Given request:
Every line that contains the word "matplotlib" should be copied out.

Recorded information:
++++++++++++++++++++

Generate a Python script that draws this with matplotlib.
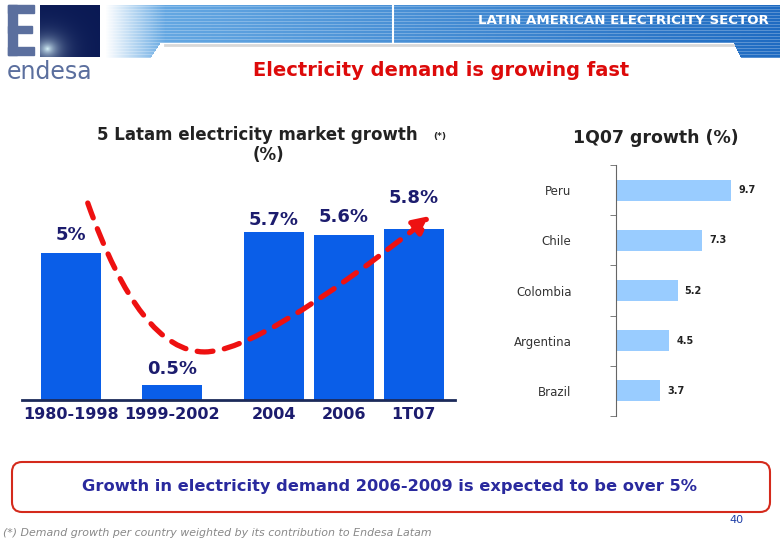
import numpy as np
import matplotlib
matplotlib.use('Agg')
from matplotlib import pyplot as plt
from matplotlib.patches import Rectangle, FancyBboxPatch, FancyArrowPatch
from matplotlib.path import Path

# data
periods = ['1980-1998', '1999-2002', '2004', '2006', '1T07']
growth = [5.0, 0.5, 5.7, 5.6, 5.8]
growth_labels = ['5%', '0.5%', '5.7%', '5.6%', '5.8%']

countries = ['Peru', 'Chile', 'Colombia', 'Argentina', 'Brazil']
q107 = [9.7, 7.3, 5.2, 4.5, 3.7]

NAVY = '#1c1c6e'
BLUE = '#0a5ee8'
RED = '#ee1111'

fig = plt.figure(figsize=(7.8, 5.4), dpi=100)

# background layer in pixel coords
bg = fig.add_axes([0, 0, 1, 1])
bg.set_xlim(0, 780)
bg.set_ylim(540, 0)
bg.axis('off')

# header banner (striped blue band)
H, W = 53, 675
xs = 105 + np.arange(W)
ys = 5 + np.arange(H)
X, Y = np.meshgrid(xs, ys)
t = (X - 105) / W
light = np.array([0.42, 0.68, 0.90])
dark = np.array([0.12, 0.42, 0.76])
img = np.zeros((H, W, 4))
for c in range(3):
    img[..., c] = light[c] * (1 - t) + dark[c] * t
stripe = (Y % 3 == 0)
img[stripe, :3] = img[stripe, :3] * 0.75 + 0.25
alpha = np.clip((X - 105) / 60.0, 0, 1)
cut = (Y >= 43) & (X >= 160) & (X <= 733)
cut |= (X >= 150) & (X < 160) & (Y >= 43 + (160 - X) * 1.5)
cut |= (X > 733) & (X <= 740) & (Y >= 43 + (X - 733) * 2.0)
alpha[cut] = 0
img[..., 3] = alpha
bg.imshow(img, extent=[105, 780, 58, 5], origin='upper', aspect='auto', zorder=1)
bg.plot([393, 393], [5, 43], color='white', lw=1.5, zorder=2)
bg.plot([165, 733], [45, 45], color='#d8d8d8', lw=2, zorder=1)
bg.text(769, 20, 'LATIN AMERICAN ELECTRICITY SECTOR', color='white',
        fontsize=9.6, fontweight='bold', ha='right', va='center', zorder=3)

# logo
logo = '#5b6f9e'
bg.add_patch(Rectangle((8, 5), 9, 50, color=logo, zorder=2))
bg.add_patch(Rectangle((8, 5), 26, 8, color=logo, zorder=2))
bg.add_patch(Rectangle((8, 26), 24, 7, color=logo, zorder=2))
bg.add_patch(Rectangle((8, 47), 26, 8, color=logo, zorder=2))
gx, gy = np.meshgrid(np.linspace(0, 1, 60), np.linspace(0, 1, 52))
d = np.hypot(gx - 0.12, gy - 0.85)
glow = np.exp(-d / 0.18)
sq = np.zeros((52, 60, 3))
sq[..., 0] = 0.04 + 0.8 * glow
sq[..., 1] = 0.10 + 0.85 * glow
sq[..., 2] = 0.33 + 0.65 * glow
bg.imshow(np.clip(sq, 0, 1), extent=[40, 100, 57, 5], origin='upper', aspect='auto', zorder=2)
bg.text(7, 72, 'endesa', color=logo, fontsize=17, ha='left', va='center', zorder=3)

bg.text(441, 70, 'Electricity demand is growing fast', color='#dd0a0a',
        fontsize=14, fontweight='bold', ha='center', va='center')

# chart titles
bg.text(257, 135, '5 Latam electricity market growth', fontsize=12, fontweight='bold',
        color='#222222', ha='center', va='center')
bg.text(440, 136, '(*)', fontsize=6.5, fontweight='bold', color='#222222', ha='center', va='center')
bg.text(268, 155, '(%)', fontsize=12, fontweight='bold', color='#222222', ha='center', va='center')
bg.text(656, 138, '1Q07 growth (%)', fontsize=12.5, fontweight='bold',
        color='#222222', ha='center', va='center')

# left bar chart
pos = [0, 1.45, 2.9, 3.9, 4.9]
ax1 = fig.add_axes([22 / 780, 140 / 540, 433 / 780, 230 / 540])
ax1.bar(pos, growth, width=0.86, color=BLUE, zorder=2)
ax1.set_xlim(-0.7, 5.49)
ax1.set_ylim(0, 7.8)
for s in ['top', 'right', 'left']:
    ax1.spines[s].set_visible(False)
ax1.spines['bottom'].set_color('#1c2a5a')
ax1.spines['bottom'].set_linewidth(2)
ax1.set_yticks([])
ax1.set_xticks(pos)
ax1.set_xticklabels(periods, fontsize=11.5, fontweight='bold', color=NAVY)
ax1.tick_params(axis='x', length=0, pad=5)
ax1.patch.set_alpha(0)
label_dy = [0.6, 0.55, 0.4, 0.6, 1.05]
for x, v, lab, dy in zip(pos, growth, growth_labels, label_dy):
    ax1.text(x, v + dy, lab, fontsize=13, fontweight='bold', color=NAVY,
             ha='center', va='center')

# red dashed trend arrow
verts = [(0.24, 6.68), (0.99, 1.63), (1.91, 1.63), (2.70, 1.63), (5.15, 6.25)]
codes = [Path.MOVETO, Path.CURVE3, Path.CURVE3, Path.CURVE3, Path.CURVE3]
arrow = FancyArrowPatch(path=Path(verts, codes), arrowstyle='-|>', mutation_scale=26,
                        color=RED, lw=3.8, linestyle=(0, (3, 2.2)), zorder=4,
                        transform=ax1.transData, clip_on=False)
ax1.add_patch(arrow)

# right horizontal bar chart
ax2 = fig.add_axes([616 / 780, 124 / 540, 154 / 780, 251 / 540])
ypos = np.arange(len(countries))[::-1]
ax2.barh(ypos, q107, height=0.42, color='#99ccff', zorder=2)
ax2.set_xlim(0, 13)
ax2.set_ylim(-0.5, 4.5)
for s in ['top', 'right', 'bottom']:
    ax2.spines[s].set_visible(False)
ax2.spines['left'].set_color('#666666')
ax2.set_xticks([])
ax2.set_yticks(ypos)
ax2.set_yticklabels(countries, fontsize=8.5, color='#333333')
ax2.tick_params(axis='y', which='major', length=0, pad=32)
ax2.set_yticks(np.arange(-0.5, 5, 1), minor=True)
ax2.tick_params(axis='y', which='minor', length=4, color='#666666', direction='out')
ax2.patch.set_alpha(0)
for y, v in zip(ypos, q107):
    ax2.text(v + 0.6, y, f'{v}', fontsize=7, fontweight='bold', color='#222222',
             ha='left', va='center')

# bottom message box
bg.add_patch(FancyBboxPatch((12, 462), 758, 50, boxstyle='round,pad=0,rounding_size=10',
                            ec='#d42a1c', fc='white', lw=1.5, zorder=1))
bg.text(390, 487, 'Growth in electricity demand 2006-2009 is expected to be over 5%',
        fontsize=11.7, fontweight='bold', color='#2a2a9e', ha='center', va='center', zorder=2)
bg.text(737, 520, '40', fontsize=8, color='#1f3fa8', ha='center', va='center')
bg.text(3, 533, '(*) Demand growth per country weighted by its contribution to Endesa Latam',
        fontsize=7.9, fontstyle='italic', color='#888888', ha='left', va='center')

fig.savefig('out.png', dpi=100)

++++++++++++++++++++

Expected answer:
Generate a Python script that draws this with matplotlib.
import matplotlib
matplotlib.use('Agg')
from matplotlib import pyplot as plt
from matplotlib.patches import Rectangle, FancyBboxPatch, FancyArrowPatch
from matplotlib.path import Path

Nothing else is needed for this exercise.